One of the flagship policy announcements in the Schools White Paper was that by 2030 all children will benefit from being taught in a school in, or in the process of joining, a strong multi-academy trust, which will help to transform underperforming schools and deliver the best possible outcomes for children.

The Department of Education has responded to initial queries around these aims, stating that it does not expect MATs to suddenly grow in size. It says that it will work to ensure that MATs only expand when they have the capacity to do so, and that decisions will be based on what is best for individual schools and pupils.

At Sypro, we have a strong understanding of multi-academy trusts, their ways of working, pressure points and processes. We understand how effective management systems are in helping reduce certain pressures across teams when it comes to the behind-the-scenes work, allowing school staff to focus on their primary job – educating the next generation to the best possible standards.



The pressures on education institutions and staff are innumerable, and this white paper looks to intensify this further with several announcements. This includes the revelation that Ofsted will inspect every school by 2025, including the backlog of ‘outstanding’ schools that haven’t been inspected for many years.

The education system has for a long time put the greatest focus on grade outcomes, but we must remember that schools are responsible for so many other things such as health and wellbeing, safeguarding, condition, and assets to name just a few.

If we are to overlook the responsibilities at large, we risk the pressures of bringing all schools into an academy format over the next eight years mounting to a point that teachers and teaching standards suffer, thus impacting results. And with aims to deliver half a million teacher training and development opportunities

There is also a proposal to increase education time to a 32.5-hour week. Longer school days are meant to foster more learning, but with this increase equating to just 15 minutes a day we must question if this is the best route to improving results, when focusing on processes, environments and other areas could positively improve the learning environment with a stronger impact.


Is there enough funding?


As with any government guidance and intention, there is always a debate around funding – and whether what has been promised is enough.

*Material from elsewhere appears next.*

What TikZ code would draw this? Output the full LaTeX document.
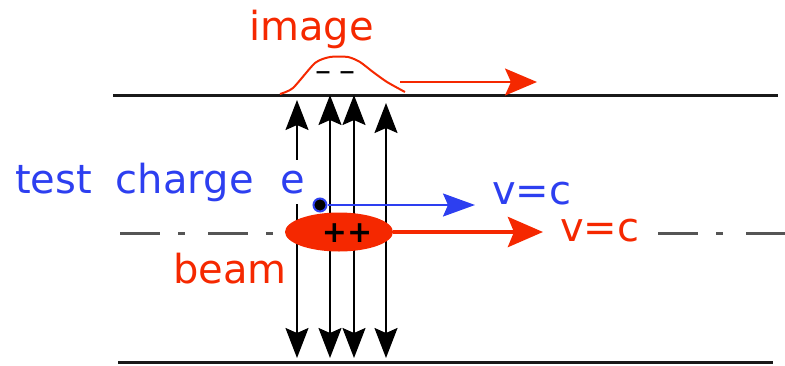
\documentclass[tikz,border=0pt]{standalone}
\usepackage{fontspec}
\setmainfont{DejaVu Sans}
\usetikzlibrary{arrows.meta,positioning,shapes.geometric}
\definecolor{beamred}{HTML}{F52800}
\definecolor{chargeblue}{HTML}{2D3FF0}
\definecolor{axisgray}{HTML}{555555}

\begin{document}
\begin{tikzpicture}[x=1pt,y=-1pt,
    every node/.style={inner sep=0pt,font=\fontsize{40}{48}\selectfont},
    wall/.style={line width=3pt,black!90},
    axisline/.style={line width=3pt,axisgray,dash pattern=on 40pt off 18pt on 7pt off 23pt},
    fieldline/.style={line width=2pt,
      {Stealth[length=30pt,width=23pt,inset=5pt]}-{Stealth[length=30pt,width=23pt,inset=5pt]}},
    redarrow/.style={beamred,-{Stealth[length=32pt,width=27pt,inset=6pt]}}]
  \useasboundingbox (0,0) rectangle (785,365);
  % pipe walls and beam axis
  \draw[wall] (113,95) -- (778,95);
  \draw[wall] (118,362) -- (773,362);
  \draw[axisline] (120,233) -- (286,233);
  \draw[axisline] (658,233) -- (785,233);
  % field lines
  \foreach \fx/\ftop in {297/100,330/95,354/95,386/103}
    \draw[fieldline] (\fx,\ftop) -- (\fx,358);
  % image charge on the wall
  \draw[beamred,line width=2pt] plot[smooth,tension=0.4] coordinates
    {(280,94) (293,88) (315,63) (330,57) (348,57) (360,62) (373,72) (387,82) (405,92)};
  \node[font=\fontsize{32}{32}\selectfont] (minus) at (335,77) {\textendash\hspace{8pt}\textendash};
  \coordinate (imagetip) at (537,82);
  \draw[redarrow,line width=2pt] (400,82) -- (imagetip);
  \node[anchor=base west,text=beamred] (imagelabel) at (249,40) {image};
  % beam bunch
  \node[ellipse,fill=beamred,minimum width=108pt,minimum height=39pt] (beam) at (339,232) {};
  \node[font=\fontsize{30}{30}\selectfont\bfseries] (plus) at (347,233) {++};
  \coordinate (beamtip) at (543,232);
  \draw[redarrow,line width=4.5pt,-{Stealth[length=35pt,width=30pt,inset=6pt]}] (beam.east) -- (beamtip);
  \node[anchor=base west,text=beamred] (vbeam) at (560,241) {v=c};
  \node[anchor=base west,text=beamred] (beamlabel) at (173,283) {beam};
  % test charge
  \node[circle,fill=black,draw=chargeblue,line width=2pt,minimum size=13pt] (charge) at (320,205) {};
  \coordinate (chargetip) at (475,205);
  \draw[chargeblue,line width=2pt,-{Stealth[length=32pt,width=23pt,inset=5pt]}] (charge) -- (chargetip);
  \node[anchor=base west,text=chargeblue] (vcharge) at (492,204) {v=c};
  \node[anchor=base west,text=chargeblue,fill=white,inner sep=3pt] (chargelabel) at (12,193)
    {test\hspace{24pt}charge\hspace{27pt}e};
\end{tikzpicture}
\end{document}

When it comes to education, there is always a shortfall, so any system that can help manage processes will be invaluable over the coming years.

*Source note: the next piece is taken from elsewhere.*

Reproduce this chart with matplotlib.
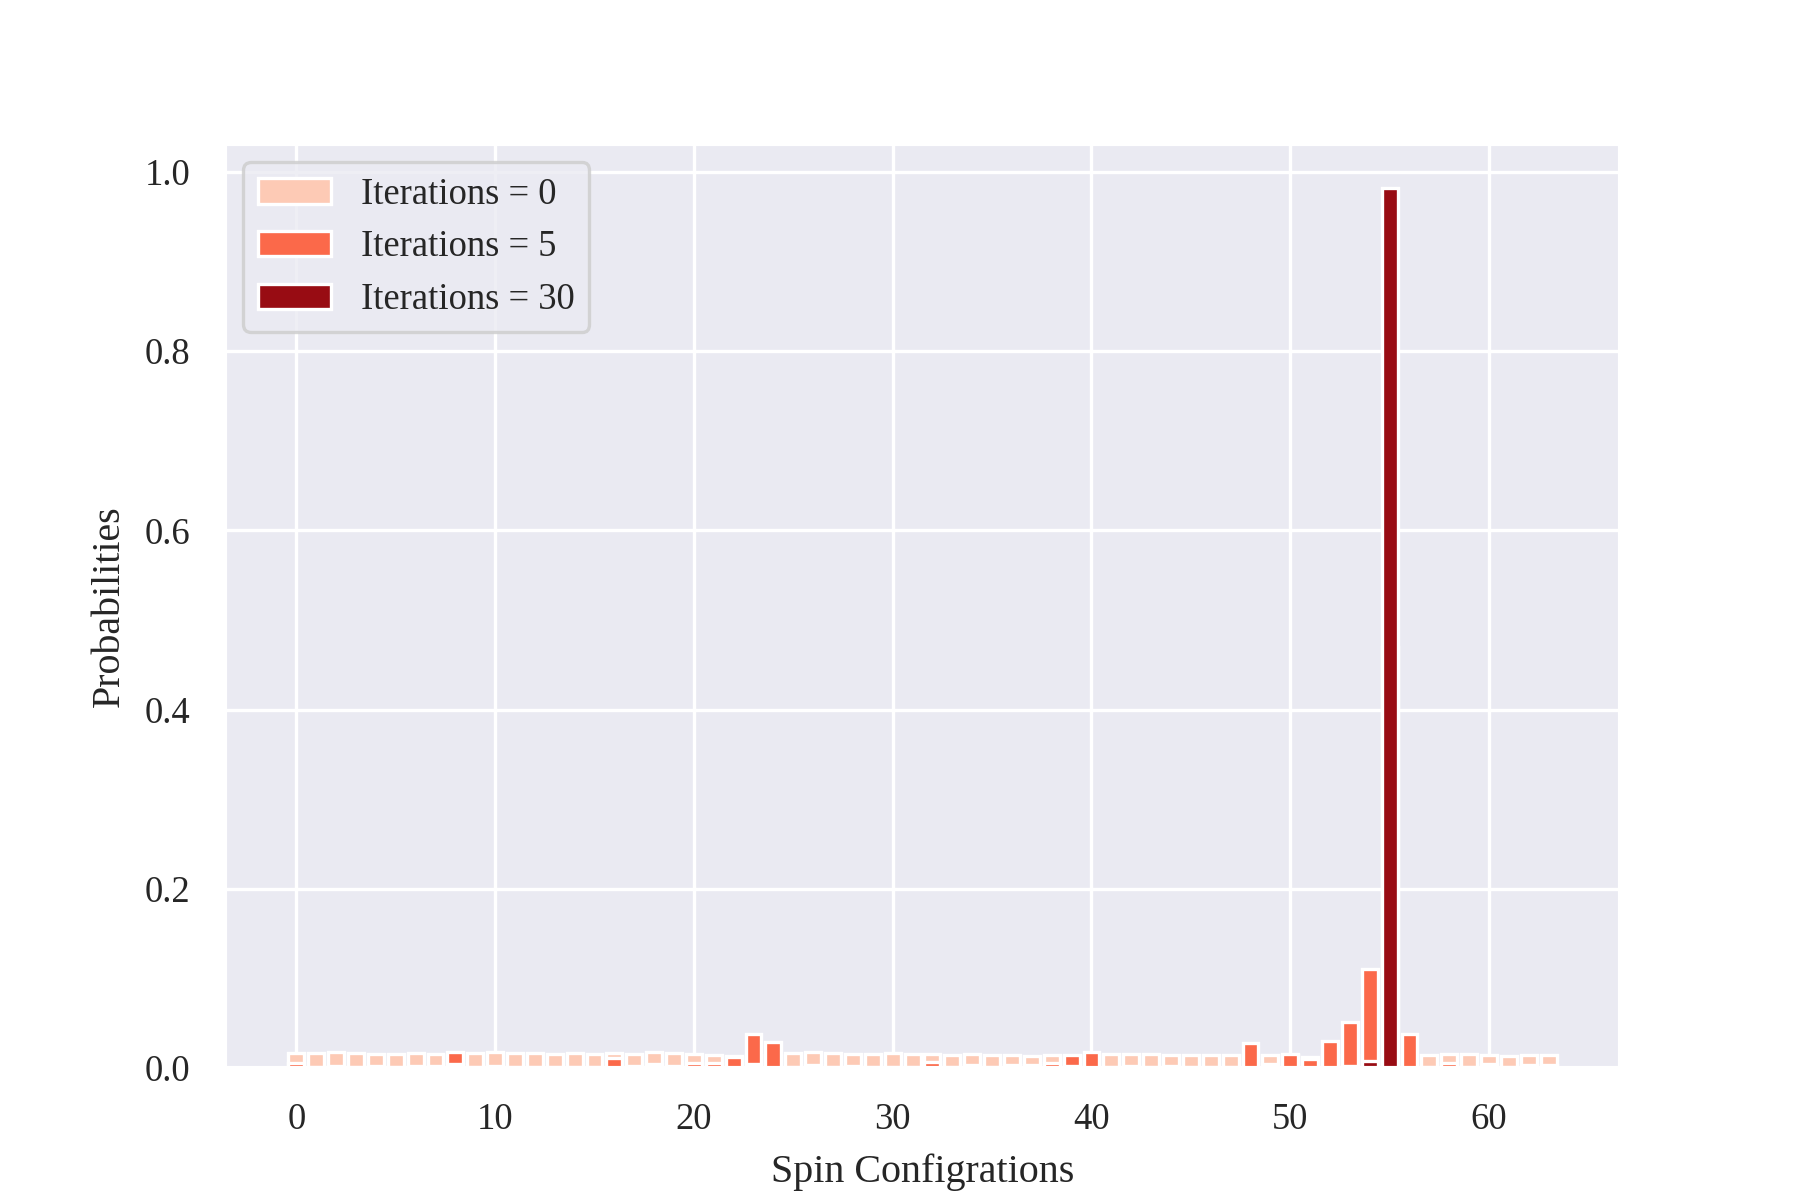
#!/usr/bin/env python3
"""
Plot the probability of each spin configuration after 0, 5 and 30 optimisation
iterations as overlaid bar charts.
"""

import matplotlib
matplotlib.use("Agg")
import matplotlib.pyplot as plt
import numpy as np
import seaborn as sns

# 64 spin configurations (6 spins)
configs = np.arange(64)

probs_iter0 = [
    0.0164, 0.0164, 0.0175, 0.0164, 0.0153, 0.0153, 0.0164, 0.0153,
    0.0150, 0.0164, 0.0175, 0.0164, 0.0164, 0.0153, 0.0164, 0.0153,
    0.0164, 0.0153, 0.0175, 0.0164, 0.0153, 0.0142, 0.0135, 0.0150,
    0.0150, 0.0164, 0.0175, 0.0164, 0.0153, 0.0153, 0.0164, 0.0153,
    0.0153, 0.0142, 0.0153, 0.0142, 0.0142, 0.0131, 0.0142, 0.0135,
    0.0150, 0.0153, 0.0153, 0.0153, 0.0142, 0.0142, 0.0142, 0.0142,
    0.0140, 0.0142, 0.0140, 0.0120, 0.0140, 0.0140, 0.0140, 0.0140,
    0.0140, 0.0142, 0.0153, 0.0153, 0.0142, 0.0131, 0.0142, 0.0142,
]

probs_iter5 = [
    0.0051, 0.0010, 0.0018, 0.0010, 0.0018, 0.0010, 0.0018, 0.0018,
    0.0175, 0.0010, 0.0018, 0.0010, 0.0010, 0.0010, 0.0010, 0.0010,
    0.0108, 0.0018, 0.0040, 0.0018, 0.0060, 0.0060, 0.0119, 0.0376,
    0.0287, 0.0010, 0.0029, 0.0010, 0.0018, 0.0010, 0.0010, 0.0010,
    0.0067, 0.0010, 0.0029, 0.0010, 0.0029, 0.0029, 0.0051, 0.0142,
    0.0175, 0.0010, 0.0018, 0.0010, 0.0018, 0.0010, 0.0010, 0.0010,
    0.0276, 0.0040, 0.0153, 0.0097, 0.0298, 0.0510, 0.1110, 0.4700,
    0.0376, 0.0010, 0.0051, 0.0010, 0.0040, 0.0010, 0.0029, 0.0029,
]

probs_iter30 = [0.0002] * 64
probs_iter30[8] = 0.004
probs_iter30[23] = 0.004
probs_iter30[39] = 0.0018
probs_iter30[53] = 0.0018
probs_iter30[54] = 0.0075
probs_iter30[55] = 0.982

iterations = [0, 5, 30]


def plot_probabilities(output_file="out.png"):
    sns.set_theme(context="paper", style="darkgrid")
    plt.rcParams["font.family"] = ["Liberation Serif", "DejaVu Serif"]

    reds = plt.get_cmap("Reds")
    colors = [reds(0.2), reds(0.5), reds(0.9)]

    fig, ax = plt.subplots(figsize=(6, 4), dpi=300)

    for it, probs, color in zip(iterations, [probs_iter0, probs_iter5, probs_iter30], colors):
        ax.bar(configs, probs, color=color, label=f"Iterations = {it}")

    ax.set_xlabel("Spin Configrations")
    ax.set_ylabel("Probabilities")
    ax.legend(loc="upper left")

    fig.savefig(output_file, dpi=300)


if __name__ == "__main__":
    plot_probabilities()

If a system – such as Risk Manager – can automate any of those processes, it works towards keeping the pressures on teachers as light as possible so they can focus on improving results.

Another key will be effective leadership. Schools not currently in a multi-academy trust will need somewhere to look to as guidance. Existing MATs need to play a part in the process even if they are not able to take on new schools, and any high performing trust could be used as a figurehead to create a blueprint of what ‘good’ looks like.

Ultimately, the aims of the Schools White Paper are noble – but the key will be ensuring the investment and guidance necessary is there. Simply saying academise without the necessary guidance and systems will not be enough.